INSTRUCTIONS TO FOLLOW: Your task is to give the listing below back word for word, pictures excluded.
= = =
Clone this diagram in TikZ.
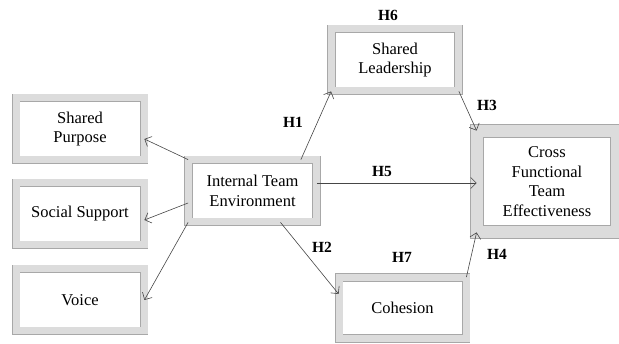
\documentclass[tikz,border=0pt]{standalone}
\usepackage{fontspec}
\setmainfont{LiberationSerif}[Extension = .ttf, UprightFont = *-Regular,
    BoldFont = *-Bold, ItalicFont = *-Italic, BoldItalicFont = *-BoldItalic]
\usetikzlibrary{arrows.meta}
\definecolor{framefill}{RGB}{220,220,220}
\definecolor{frameline}{RGB}{168,168,168}
\definecolor{arrowcol}{RGB}{70,70,70}
\begin{document}
\begin{tikzpicture}[x = 1pt, y = -1pt,
        construct/.style = {draw = frameline, line width = 0.8pt, double = framefill,
            double distance = 7pt, fill = white, align = center, inner sep = 2pt,
            minimum width = 128pt, minimum height = 62pt,
            font = \fontsize{16.5}{19.5}\selectfont},
        hyp/.style = {font = \fontsize{15.5}{18}\selectfont\bfseries, inner sep = 0pt},
        arr/.style = {draw = arrowcol, line width = 0.6pt,
            -{Straight Barb[length = 5.5pt, width = 11pt]}}]
        \useasboundingbox (0, 0) rectangle (619, 344);
        \node[construct] (sp) at (80, 129) {Shared\\Purpose};
        \node[construct] (ss) at (80, 214) {Social Support};
        \node[construct] (vo) at (80, 300) {Voice};
        \node[construct] (ite) at (252.5, 191) {Internal Team\\Environment};
        \node[construct, minimum width = 127pt] (sl) at (395, 60) {Shared\\Leadership};
        \node[construct, minimum width = 127pt, minimum height = 61pt] (co) at (402.5, 308) {Cohesion};
        \node[construct, double distance = 12.5pt, minimum width = 140pt, minimum height = 101pt] (cf) at (547, 181.5) {Cross\\Functional\\Team\\Effectiveness};
        \node[hyp] (h1) at (293, 122) {H1};
        \node[hyp] (h2) at (322, 247) {H2};
        \node[hyp] (h3) at (487, 105) {H3};
        \node[hyp] (h4) at (497, 254) {H4};
        \node[hyp] (h5) at (382, 172) {H5};
        \node[hyp] (h6) at (388, 15) {H6};
        \node[hyp] (h7) at (402, 257) {H7};
        \draw[arr] (ite.north west) -- ([yshift = -10pt]sp.east);
        \draw[arr] ([yshift = -12pt]ite.west) -- ([yshift = -6pt]ss.east);
        \draw[arr] (ite.south west) -- (vo.east);
        \draw[arr] ([xshift = -16pt]ite.north east) -- (sl.south west);
        \draw[arr] ([yshift = 8pt]ite.east) -- ([yshift = -1.5pt]cf.west);
        \draw[arr] ([xshift = 28pt]ite.south) -- ([yshift = 14pt]co.west);
        \draw[arr] (sl.south east) -- (cf.north west);
        \draw[arr] (co.north east) -- (cf.south west);
    \end{tikzpicture}
\end{document}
= = =
FULL OUTPUT:
Clone this diagram in TikZ.
\documentclass[tikz,border=0pt]{standalone}
\usepackage{fontspec}
\setmainfont{LiberationSerif}[Extension = .ttf, UprightFont = *-Regular,
    BoldFont = *-Bold, ItalicFont = *-Italic, BoldItalicFont = *-BoldItalic]
\usetikzlibrary{arrows.meta}
\definecolor{framefill}{RGB}{220,220,220}
\definecolor{frameline}{RGB}{168,168,168}
\definecolor{arrowcol}{RGB}{70,70,70}
\begin{document}
\begin{tikzpicture}[x = 1pt, y = -1pt,
        construct/.style = {draw = frameline, line width = 0.8pt, double = framefill,
            double distance = 7pt, fill = white, align = center, inner sep = 2pt,
            minimum width = 128pt, minimum height = 62pt,
            font = \fontsize{16.5}{19.5}\selectfont},
        hyp/.style = {font = \fontsize{15.5}{18}\selectfont\bfseries, inner sep = 0pt},
        arr/.style = {draw = arrowcol, line width = 0.6pt,
            -{Straight Barb[length = 5.5pt, width = 11pt]}}]
        \useasboundingbox (0, 0) rectangle (619, 344);
        \node[construct] (sp) at (80, 129) {Shared\\Purpose};
        \node[construct] (ss) at (80, 214) {Social Support};
        \node[construct] (vo) at (80, 300) {Voice};
        \node[construct] (ite) at (252.5, 191) {Internal Team\\Environment};
        \node[construct, minimum width = 127pt] (sl) at (395, 60) {Shared\\Leadership};
        \node[construct, minimum width = 127pt, minimum height = 61pt] (co) at (402.5, 308) {Cohesion};
        \node[construct, double distance = 12.5pt, minimum width = 140pt, minimum height = 101pt] (cf) at (547, 181.5) {Cross\\Functional\\Team\\Effectiveness};
        \node[hyp] (h1) at (293, 122) {H1};
        \node[hyp] (h2) at (322, 247) {H2};
        \node[hyp] (h3) at (487, 105) {H3};
        \node[hyp] (h4) at (497, 254) {H4};
        \node[hyp] (h5) at (382, 172) {H5};
        \node[hyp] (h6) at (388, 15) {H6};
        \node[hyp] (h7) at (402, 257) {H7};
        \draw[arr] (ite.north west) -- ([yshift = -10pt]sp.east);
        \draw[arr] ([yshift = -12pt]ite.west) -- ([yshift = -6pt]ss.east);
        \draw[arr] (ite.south west) -- (vo.east);
        \draw[arr] ([xshift = -16pt]ite.north east) -- (sl.south west);
        \draw[arr] ([yshift = 8pt]ite.east) -- ([yshift = -1.5pt]cf.west);
        \draw[arr] ([xshift = 28pt]ite.south) -- ([yshift = 14pt]co.west);
        \draw[arr] (sl.south east) -- (cf.north west);
        \draw[arr] (co.north east) -- (cf.south west);
    \end{tikzpicture}
\end{document}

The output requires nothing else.